Dün bir hukuksuzluğa daha imza atıldı YSK eliyle. HDP'ye yapılan bunca baskıya, şaibeye bakmadılar. YSK marifetiyle yapılan şeyin nelere mal olacağı 24 Haziran seçimlerinde belliydi. Biz bunları dile getirirken demokrasiye şaşı bakanlar bu baskılara, şiddete ses çıkarmadılar. Şimdi kıyamet kopuyor. Tabi kopacak. Bu kıyameti biz de koparacağız. Ama bunun böyle olacağı belliydi. Bu iktidar bu şaibelerden besleniyor.
'HDP nerede hukuksuzluk varsa orada olacak'
YSK 36 gün boyunca bu halkı oyaladı, dün kalktı İstanbul seçimlerini yenileme kararı aldı. AKP ve MHP'nin noterine dönmüş bir YSK var. HDP İstanbul'da aday çıkaracak mı? HDP nerde bir hukusuzluk varsa HDP orada olacak. HDP'siz 31 Mart olamzdı HDP'siz gelecek de olmaz. HDP ne yapacak? Asıl siz ne yapacaksınız? Siz bırakın HDP'nin ne yapacağını? Siz ne yapacaksınız? Muş seçimleri çalınırken, ne yaptınız? İşte demokrasi mücadelesi bazı hukuksuzluklara sırt çevirerek olmaz. Tutarlılık ister. O yüzden de diyoruz ki siz bu tecrit konusunda ne yapacaksınız? Bu yaşananlar 4 yıldır yaşananlara sessiz kalmanın bedelidir. Tüm adaletsizliklere omuz omuza vererek karşı çıkmalıyız. Ancak o zaman faşizmi durdurabiliriz. Leyla Güven 181 gündür açlık grevinde, bu adaletsizliğe karşı haykırıyor. Herkesi hukuk mücadelesine çağırıyor.
Eğer bu sessizliğe devam ederseniz birçok arkadaşımızı yitirebiliriz. Bu vebali kimse taşıyamaz. Bakın bu sessizlik nedeniyle 8 gündür 15 tutsak ölüm orucunda. Önümüzde çok az bir zaman kaldı. Bu insanlarımızı yitirmek istemiyorsak seslerine ses katmalıyız. Anneler beyaz tülbentleriyle evlatları, bu ülkenin çocukları, Türk çocukları, Kürt çocukları ölmesin diye mücadele veriyor. O annelere saldıranlara karşı sesinizi yükseltmelisiniz. Onlar barış için her gün cezaevlerinin önüne gidiyor. Bu zulme ses çıkarmalıyız. Bu zulme dur demezsek yarın çok geç olacak. Uzuun zamandır muhalefete sendikalara siyasi dinamiklere bu çağrıyı yapıyoruz. Mesele sadece sandık sonuçları değil, mesele demokrasi mücadelesidir. Gelin demokrasi mücadelesinde birleşelim ki Türkiye'nin önü açılsın. Bu demokrasi mücadelesi olmadıkça o sandıktan ha Ali çıkmış ha Veli çıkmış.
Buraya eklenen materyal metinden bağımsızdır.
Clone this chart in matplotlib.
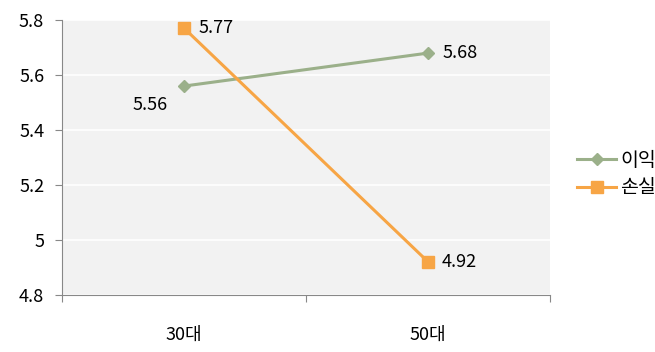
import matplotlib.pyplot as plt

plt.rcParams['font.family'] = ['Noto Sans CJK KR', 'DejaVu Sans']

categories = ['30대', '50대']
gain = [5.56, 5.68]
loss = [5.77, 4.92]
series_names = ['이익', '손실']

fig = plt.figure(figsize=(6.55, 3.52), dpi=100)
ax = fig.add_axes([0.095, 0.162, 0.745, 0.781])
ax.set_facecolor('#f2f2f2')

x = [0.5, 1.5]
green = '#9bb08a'
orange = '#f7a545'
ax.plot(x, gain, color=green, lw=2.2, marker='D', ms=6, label=series_names[0])
ax.plot(x, loss, color=orange, lw=2.2, marker='s', ms=8, label=series_names[1])

fs = 13
for xi, v in zip(x, gain):
    if xi == x[0]:
        ax.annotate(f'{v:.2f}', (xi, v), xytext=(-12, -14), textcoords='offset points',
                    ha='right', va='center', fontsize=fs)
    else:
        ax.annotate(f'{v:.2f}', (xi, v), xytext=(10, 0), textcoords='offset points',
                    ha='left', va='center', fontsize=fs)
for xi, v in zip(x, loss):
    ax.annotate(f'{v:.2f}', (xi, v), xytext=(10, 0), textcoords='offset points',
                ha='left', va='center', fontsize=fs)

ax.set_xlim(0, 2)
ax.set_ylim(4.8, 5.8)
ax.set_yticks([4.8, 5.0, 5.2, 5.4, 5.6, 5.8])
ax.set_yticklabels(['4.8', '5', '5.2', '5.4', '5.6', '5.8'], fontsize=fs)
ax.set_xticks([0, 1, 2])
ax.set_xticklabels([])
ax.set_xticks(x, minor=True)
ax.set_xticklabels(categories, minor=True, fontsize=fs)
ax.tick_params(axis='x', which='minor', length=0, pad=22)
ax.tick_params(axis='x', which='major', length=5, color='#888888')
ax.tick_params(axis='y', length=5, color='#888888', pad=8)

ax.grid(axis='y', color='white', lw=1.2)
ax.set_axisbelow(True)
for s in ['top', 'right']:
    ax.spines[s].set_visible(False)
for s in ['left', 'bottom']:
    ax.spines[s].set_color('#888888')

ax.legend(loc='center left', bbox_to_anchor=(1.02, 0.44), frameon=False,
          fontsize=14, handlelength=2.0, handletextpad=0.2, labelspacing=0.35)

fig.savefig('out.png', dpi=100)
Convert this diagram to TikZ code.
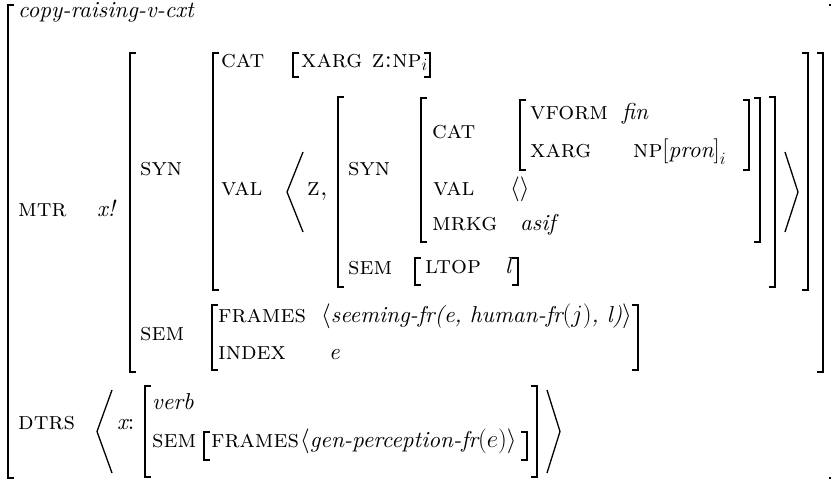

'Dün ne yaptıysak yarın da onu yapacağız'
HDP'nin ne yaptığı belli. HDP'nin ne yapacağı üzerinden manipülasyonlara gerek yok. HDP demokrasi ve barışı inşa etmek için mücadele ediyor. 31 Mart'ta Türkiye'nin özlemini duyduğu barışın mücadelesini verdik. Dün ne yaptıysak yarın da onu yapacağız.
Gelin demokrasi ittifakında buluşalım. 23 Haizran İstanbul seçimleri bu otoriter sistemin kendini onaylatmasıdır. Buna karşı bu otoriter rejim karşısında ortaklaşmak çok önemlidir. Bu bir demokrasi ittifakı çağrısıdır. Bu ülkeyi sürekli bir gerginlik atmosferine taşıyanlara karşı demokrasi güçleri eninde sonunda bu ceberrut iktidardan mutlaka kurtulacaktır.
HDP 31 Mart seçimlerinin snuçlarını belirleyen stratejiyle bir demokrasi alternatifi ortaya çıkardı. Demokrasi HDP'yle gelecek. İstedikleri kadar bağırsınlar çağırsınlar. Bu ülkeye demokrasi mutlaka gelecek. Bu cumhuriyet demokratikleşecek. Adalet ve hukuk yaşam bulacak. Bu da sizlerin mücadelesiyle olacak.